Another thing I couldn’t stomach was those cold cereals in weird florescent colors. Worse were the ones that had rock-hard marshmallow bits in them. Even worse than that were the ones that were in the shape of animal, quasi-human, fairy tale, or horror movie characters. Happily, my mother refused to buy any of them. Even as a child, I hated getting up in the morning, and the only thing that would have made getting up worse would have been lurching to the table and staring down into a bowl of teeny green leprechauns or teeny brown vampires. (Lucky Charms and Count Chocula respectively, if you care.) To this day I avoid the cereal aisle in the grocery store, except on the rare occasions when I want a box of raisin bran, which I do find edible, although not as an every day or even weekly event.

The thing that strikes me, though—and I consider this a happy development—is that if I were a kid now, my tastes might be…mainstream. I once overheard a lively discussion about the level of cuisine in various Thai restaurants conducted by three of my nephews, who were, at the time, sixteen, eleven, and eight. More recently, another eight-year-old nephew informed that he’d eaten some “super-good” Indian food at a local restaurant, as opposed to the just “good” Indian food he’d had elsewhere. This is also a kid who, at age 2 ½ , devoured three helpings of a chicken-prosciutto tortelloni dish in an Alfredo sauce I made.

So perhaps I wasn’t weird, back then. Just…ahead of the curve?

Happy New Year to you all. And may your children and grandchildren never, ever have to consume a bowl of American chop suey.

If they do, and they like it…they’re weird.

7 thoughts on “Weird Kid, Food Division

  1. I can’t agree with your distaste of marshmellon (marshmallow) cereals, but American chop suey was, is, and will always be the funniest abomination ever. I joked in high school in my TV announcer voice, “looks the same coming out as it does going in, American chop suey!” (Just imagine the American chop suey being sang like American Top Forty).

    • Don, anyone who agrees that American chop suey is perhaps THE classic culinary abomination can like all the marshmallows he wants.

      I’m handing you, through the screen, a virtual cup of hot chocolate…with an armada of teeny marshmallows floating in it.

  2. I was of the generation (economic and social) where eating out at one of the Horn & Hardart’s restaurant locations was a great gastronomic (and expensive) experience. Who could not like their Harvard Beets, creamed Spinach, baked beans, or Americanized (meatless) Spaghetti. Only there could I observe the parental command to “Eat all your vegetables.” And H&H flaky-crust apple pie sprinkled with powdered sugar as a meal finisher was a real delight.

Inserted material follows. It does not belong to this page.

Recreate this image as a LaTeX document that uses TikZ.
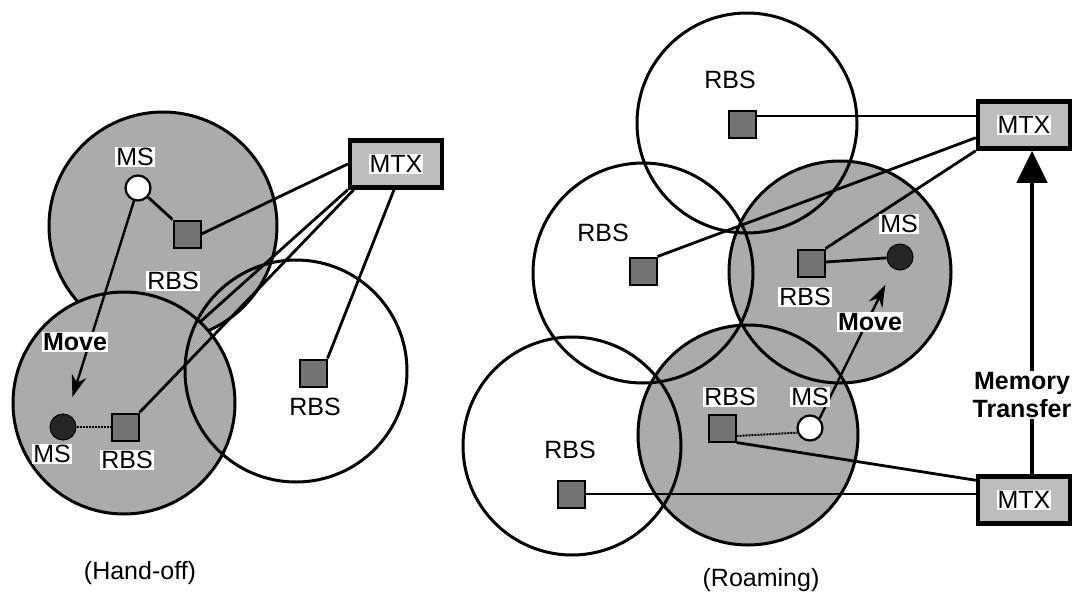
\documentclass[tikz,border=0pt]{standalone}
\usepackage{fontspec}
\setmainfont{Liberation Sans}
\usetikzlibrary{arrows.meta}
\begin{document}
\begin{tikzpicture}[x=1pt,y=-1pt,
  font=\fontsize{25}{28}\selectfont,
  shade/.style={fill=black!33},
  cell/.style={draw=black, line width=3pt},
  sq/.style={draw=black, line width=2pt, fill=black!55, minimum size=27pt, inner sep=0pt},
  mtx/.style={draw=black, line width=4.5pt, fill=black!26, minimum width=92pt, minimum height=47pt, inner sep=0pt},
  mtxt/.style={fill=white, inner sep=1pt},
  lbl/.style={fill=white, inner sep=1.5pt},
  plain/.style={inner sep=1pt},
  link/.style={line width=2.8pt},
  dlink/.style={line width=2pt, densely dotted},
  msw/.style={circle, draw=black, line width=2.2pt, fill=white, minimum size=25pt, inner sep=0pt},
  msd/.style={circle, draw=black, line width=1pt, fill=black!85, minimum size=26pt, inner sep=0pt},
  mv/.style={line width=2.4pt, -{Stealth[length=22pt,width=15pt]}},
]
\useasboundingbox (0,0) rectangle (1074,600);

% ---------------- Hand-off ----------------
\draw[cell, shade] (163,226) circle[radius=114];
\draw[cell, shade] (124,403) circle[radius=111];
\draw[cell] (296,371) circle[radius=111];

\node[msw] (MS1) at (138,188) {};
\node[sq] (RBS1) at (187,234) {};
\node[mtx] (MTXL) at (396,164) {};
\node[mtxt] (MTXLt) at (MTXL) {MTX};
\node[msd] (MS2) at (63,427) {};
\node[sq] (RBS2) at (125,427) {};
\node[sq] (RBS3) at (313,373) {};
\coordinate (endL) at (200,322);

\draw[link] (MS1) -- (RBS1.north west);
\draw[link] (MTXL.west) -- (RBS1.east);
\draw[link] (MTXL.south west) -- (endL);
\draw[link] ([xshift=6pt]MTXL.south west) -- (RBS2.north east);
\draw[link] ([xshift=-2pt]MTXL.south) -- (RBS3.north east);
\draw[dlink] (MS2) -- (RBS2);
\draw[mv, shorten >=18pt] (MS1) -- (MS2);

\node[lbl] (lMS1) at (135,157) {MS};
\node[lbl] (lRBS1) at (173,281) {RBS};
\node[lbl, font=\fontsize{25}{28}\selectfont\bfseries] (lMove1) at (75,342) {Move};
\node[lbl] (lMS2) at (52,454) {MS};
\node[lbl] (lRBS2) at (127,460) {RBS};
\node[plain] (lRBS3) at (315,407) {RBS};
\node[plain] (capA) at (140,573) {(Hand-off)};

% ---------------- Roaming ----------------
\fill[shade] (840,272) circle[radius=111];
\fill[shade] (748,435) circle[radius=110];
\draw[cell] (747,123) circle[radius=110];
\draw[cell] (643,273) circle[radius=110];
\draw[cell] (572,446) circle[radius=109];
\draw[cell] (840,272) circle[radius=111];
\draw[cell] (748,435) circle[radius=110];

\node[sq] (RBST) at (742,124) {};
\node[mtx] (MTXT) at (1024,125) {};
\node[mtxt] (MTXTt) at (MTXT) {MTX};
\node[sq] (RBSL) at (643,271) {};
\node[sq] (RBSM) at (811,263) {};
\node[msd] (MSD) at (900,257) {};
\node[sq] (RBSB) at (722,428) {};
\node[msw] (MSW) at (810,428) {};
\node[sq] (RBSBL) at (571,494) {};
\node[mtx] (MTXB) at (1024,500) {};
\node[mtxt] (MTXBt) at (MTXB) {MTX};

\draw[link] ([yshift=8pt]RBST.east) -- ([yshift=9pt]MTXT.west);
\draw[link] ([yshift=13pt]MTXT.south west) -- (RBSL.north east);
\draw[link] (MTXT.south west) -- (RBSM.north east);
\draw[link] (RBSM) -- (MSD);
\draw[dlink] ([yshift=-8pt]RBSB.east) -- (MSW.200);
\draw[link] (RBSB.south east) -- ([yshift=-6pt]MTXB.north west);
\draw[link] (RBSBL) -- (RBSBL -| MTXB.west);
\draw[mv, shorten >=18pt] (MSW.north east) -- (MSD.240);
\draw[line width=4.5pt, -{Triangle[length=32pt,width=30pt]}] ([xshift=8pt]MTXB.north) -- ([xshift=8pt]MTXT.south);

\node[plain] (lRBST) at (730,80) {RBS};
\node[plain] (lRBSL) at (603,233) {RBS};
\node[lbl] (lMSD) at (899,224) {MS};
\node[lbl] (lRBSM) at (805,297) {RBS};
\node[lbl, font=\fontsize{25}{28}\selectfont\bfseries] (lMove2) at (870,322) {Move};
\node[lbl] (lRBSB) at (730,397) {RBS};
\node[lbl] (lMSW) at (810,397) {MS};
\node[plain] (lRBSBL) at (570,450) {RBS};
\node[lbl, align=center, font=\fontsize{25}{28}\selectfont\bfseries] (lMem) at (1022,395) {Memory\\Transfer};
\node[plain] (capB) at (761,580) {(Roaming)};
\end{tikzpicture}
\end{document}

    • Marty, if you’re talking about the fifties, I think the cuisine of that era has been much maligned. For one thing, we didn’t have the obesity problem that we do now. My mother wasn’t a fancy cook, as these things go, but she was a very healthy one: We always had salad, and with the main course two non-starch vegetables, and potato or rice or noodles as well as the meat, poultry, or fish. No deep frying. No junk food. No tv dinners.

      Some of my students (millennials) seem to have no idea of what it is to sit down at a communal table and eat decent food. I remember one of them mentioning once, quite matter-of-factly, that he and his family members ordered their own take-out and took it to their rooms to eat when it arrived. And another was surprised to find, when she got to college, that people actually set tables, sat down at them, and ate there.

  3. Hilarious, Susan… Loved reading this. We had something called “Blushing Bunny”, I think it was called, on our little up-state N.Y. public school lunch menu, which equates your American Chop Suey… gnarly stuff that! And milk. My god… I hated milk. I can only drink it now if heavily disguised.
    Happy New Year to you… I hope there’s magic in it awaiting you and your loved ones…
    Very sincerely… Kathleen

  4. Oh, dear Gawd. I just Googled “blushing bunny” and found a recipe for a blushing bunny sandwich, which consists of scrambled eggs mixed with stewed tomatoes, mayo, and mustard and served on Wonder Bread.

    My deepest sympathies, Kathleen, if you had to force this stuff down your gullet. It makes American Chop Suey look like foie gras.